▸ Work to be completed
Only the lines from the one with "Output the component" through the one with "import * as", inclusive, should be echoed exactly; pictures are left out.
# # # # #
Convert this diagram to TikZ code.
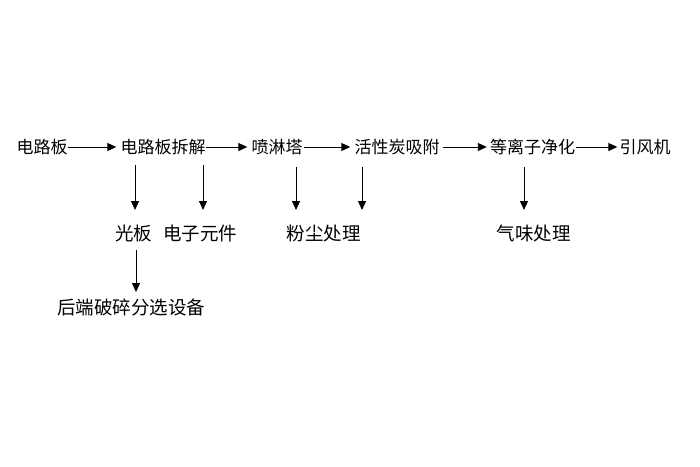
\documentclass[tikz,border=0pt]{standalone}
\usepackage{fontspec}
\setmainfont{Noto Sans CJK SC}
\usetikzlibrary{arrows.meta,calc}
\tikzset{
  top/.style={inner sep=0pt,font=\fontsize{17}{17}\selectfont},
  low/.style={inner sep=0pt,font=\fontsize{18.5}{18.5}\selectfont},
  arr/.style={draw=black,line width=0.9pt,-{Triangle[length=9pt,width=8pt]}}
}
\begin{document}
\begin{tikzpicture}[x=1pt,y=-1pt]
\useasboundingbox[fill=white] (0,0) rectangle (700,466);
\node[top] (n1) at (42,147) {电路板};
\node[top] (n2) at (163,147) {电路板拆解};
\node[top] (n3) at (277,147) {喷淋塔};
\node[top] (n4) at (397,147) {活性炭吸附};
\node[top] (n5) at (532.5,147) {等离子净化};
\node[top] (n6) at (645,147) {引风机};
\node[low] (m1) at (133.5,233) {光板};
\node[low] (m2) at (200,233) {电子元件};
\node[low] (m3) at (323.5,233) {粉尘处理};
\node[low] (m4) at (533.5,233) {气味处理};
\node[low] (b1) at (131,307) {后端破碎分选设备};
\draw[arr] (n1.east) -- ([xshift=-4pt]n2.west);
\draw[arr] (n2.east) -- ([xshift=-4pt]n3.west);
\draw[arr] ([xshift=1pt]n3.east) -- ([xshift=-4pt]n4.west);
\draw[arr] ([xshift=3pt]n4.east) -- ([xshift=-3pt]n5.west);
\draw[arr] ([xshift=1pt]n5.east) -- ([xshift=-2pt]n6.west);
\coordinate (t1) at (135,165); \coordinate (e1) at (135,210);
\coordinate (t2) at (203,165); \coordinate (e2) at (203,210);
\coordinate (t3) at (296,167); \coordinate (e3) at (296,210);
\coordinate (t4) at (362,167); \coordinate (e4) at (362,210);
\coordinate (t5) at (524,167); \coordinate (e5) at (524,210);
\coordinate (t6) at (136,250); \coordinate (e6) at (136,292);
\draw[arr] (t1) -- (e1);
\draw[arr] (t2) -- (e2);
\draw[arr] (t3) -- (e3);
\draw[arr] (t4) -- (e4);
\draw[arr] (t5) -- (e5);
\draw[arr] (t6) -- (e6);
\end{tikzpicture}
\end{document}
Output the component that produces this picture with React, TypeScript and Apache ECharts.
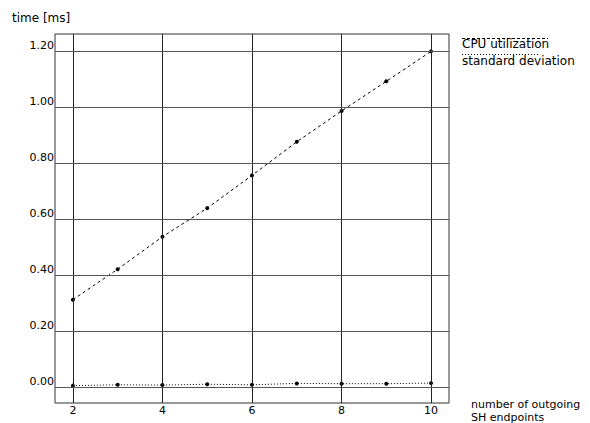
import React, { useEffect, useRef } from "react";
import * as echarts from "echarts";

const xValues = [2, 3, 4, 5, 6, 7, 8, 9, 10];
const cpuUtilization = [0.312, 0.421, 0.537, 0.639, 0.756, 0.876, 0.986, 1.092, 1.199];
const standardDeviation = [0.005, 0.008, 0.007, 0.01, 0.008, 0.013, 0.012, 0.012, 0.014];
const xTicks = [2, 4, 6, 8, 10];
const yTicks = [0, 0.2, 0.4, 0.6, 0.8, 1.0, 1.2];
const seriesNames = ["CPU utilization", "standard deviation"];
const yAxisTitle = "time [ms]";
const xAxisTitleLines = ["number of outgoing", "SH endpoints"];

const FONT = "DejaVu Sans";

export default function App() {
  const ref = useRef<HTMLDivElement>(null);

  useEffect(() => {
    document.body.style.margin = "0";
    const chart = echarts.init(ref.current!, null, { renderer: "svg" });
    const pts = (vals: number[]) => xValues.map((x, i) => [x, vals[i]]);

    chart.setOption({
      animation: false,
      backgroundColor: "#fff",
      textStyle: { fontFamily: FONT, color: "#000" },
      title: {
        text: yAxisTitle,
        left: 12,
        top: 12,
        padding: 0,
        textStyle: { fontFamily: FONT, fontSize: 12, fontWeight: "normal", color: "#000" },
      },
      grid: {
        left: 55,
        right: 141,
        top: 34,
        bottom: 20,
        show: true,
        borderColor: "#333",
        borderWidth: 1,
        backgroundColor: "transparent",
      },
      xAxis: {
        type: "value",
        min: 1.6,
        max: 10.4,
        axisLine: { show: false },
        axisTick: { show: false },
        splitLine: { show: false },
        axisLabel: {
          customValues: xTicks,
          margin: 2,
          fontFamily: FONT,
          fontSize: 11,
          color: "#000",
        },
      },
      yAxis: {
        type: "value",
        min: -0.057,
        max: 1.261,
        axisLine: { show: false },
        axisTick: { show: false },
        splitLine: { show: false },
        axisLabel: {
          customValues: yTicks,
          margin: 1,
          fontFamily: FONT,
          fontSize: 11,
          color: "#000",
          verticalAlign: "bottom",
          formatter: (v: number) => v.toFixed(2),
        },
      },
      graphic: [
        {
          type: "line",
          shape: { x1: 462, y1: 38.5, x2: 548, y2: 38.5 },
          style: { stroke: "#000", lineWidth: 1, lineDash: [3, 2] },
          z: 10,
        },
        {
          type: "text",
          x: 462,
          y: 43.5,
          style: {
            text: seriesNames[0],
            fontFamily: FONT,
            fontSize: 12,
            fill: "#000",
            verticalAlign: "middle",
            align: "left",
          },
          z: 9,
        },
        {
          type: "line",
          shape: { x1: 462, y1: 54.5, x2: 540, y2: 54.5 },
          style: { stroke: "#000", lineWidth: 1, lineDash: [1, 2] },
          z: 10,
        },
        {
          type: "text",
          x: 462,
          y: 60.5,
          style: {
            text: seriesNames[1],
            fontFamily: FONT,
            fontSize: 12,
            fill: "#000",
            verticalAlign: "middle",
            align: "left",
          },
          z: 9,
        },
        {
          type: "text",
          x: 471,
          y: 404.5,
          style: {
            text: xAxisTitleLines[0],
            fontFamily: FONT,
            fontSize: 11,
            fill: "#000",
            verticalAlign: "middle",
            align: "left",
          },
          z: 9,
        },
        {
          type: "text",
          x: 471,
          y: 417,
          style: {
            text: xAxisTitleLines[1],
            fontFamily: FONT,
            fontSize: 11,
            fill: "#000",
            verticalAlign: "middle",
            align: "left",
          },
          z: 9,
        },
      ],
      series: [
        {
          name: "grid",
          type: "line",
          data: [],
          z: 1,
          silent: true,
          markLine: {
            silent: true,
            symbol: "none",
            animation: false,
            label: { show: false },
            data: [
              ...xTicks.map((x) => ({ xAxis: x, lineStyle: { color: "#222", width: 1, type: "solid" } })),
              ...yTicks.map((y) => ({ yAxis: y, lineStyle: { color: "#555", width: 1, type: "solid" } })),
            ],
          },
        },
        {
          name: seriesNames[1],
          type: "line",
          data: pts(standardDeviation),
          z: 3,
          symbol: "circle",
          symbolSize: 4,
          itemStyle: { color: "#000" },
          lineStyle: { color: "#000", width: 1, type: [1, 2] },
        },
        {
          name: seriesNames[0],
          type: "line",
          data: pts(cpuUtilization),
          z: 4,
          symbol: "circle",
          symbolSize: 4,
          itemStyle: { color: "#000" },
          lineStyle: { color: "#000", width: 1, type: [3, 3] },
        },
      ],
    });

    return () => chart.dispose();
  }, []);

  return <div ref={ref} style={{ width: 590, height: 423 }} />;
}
# # # # #
▸ Solution below
Output the component that produces this picture with React, TypeScript and Apache ECharts.
import React, { useEffect, useRef } from "react";
import * as echarts from "echarts";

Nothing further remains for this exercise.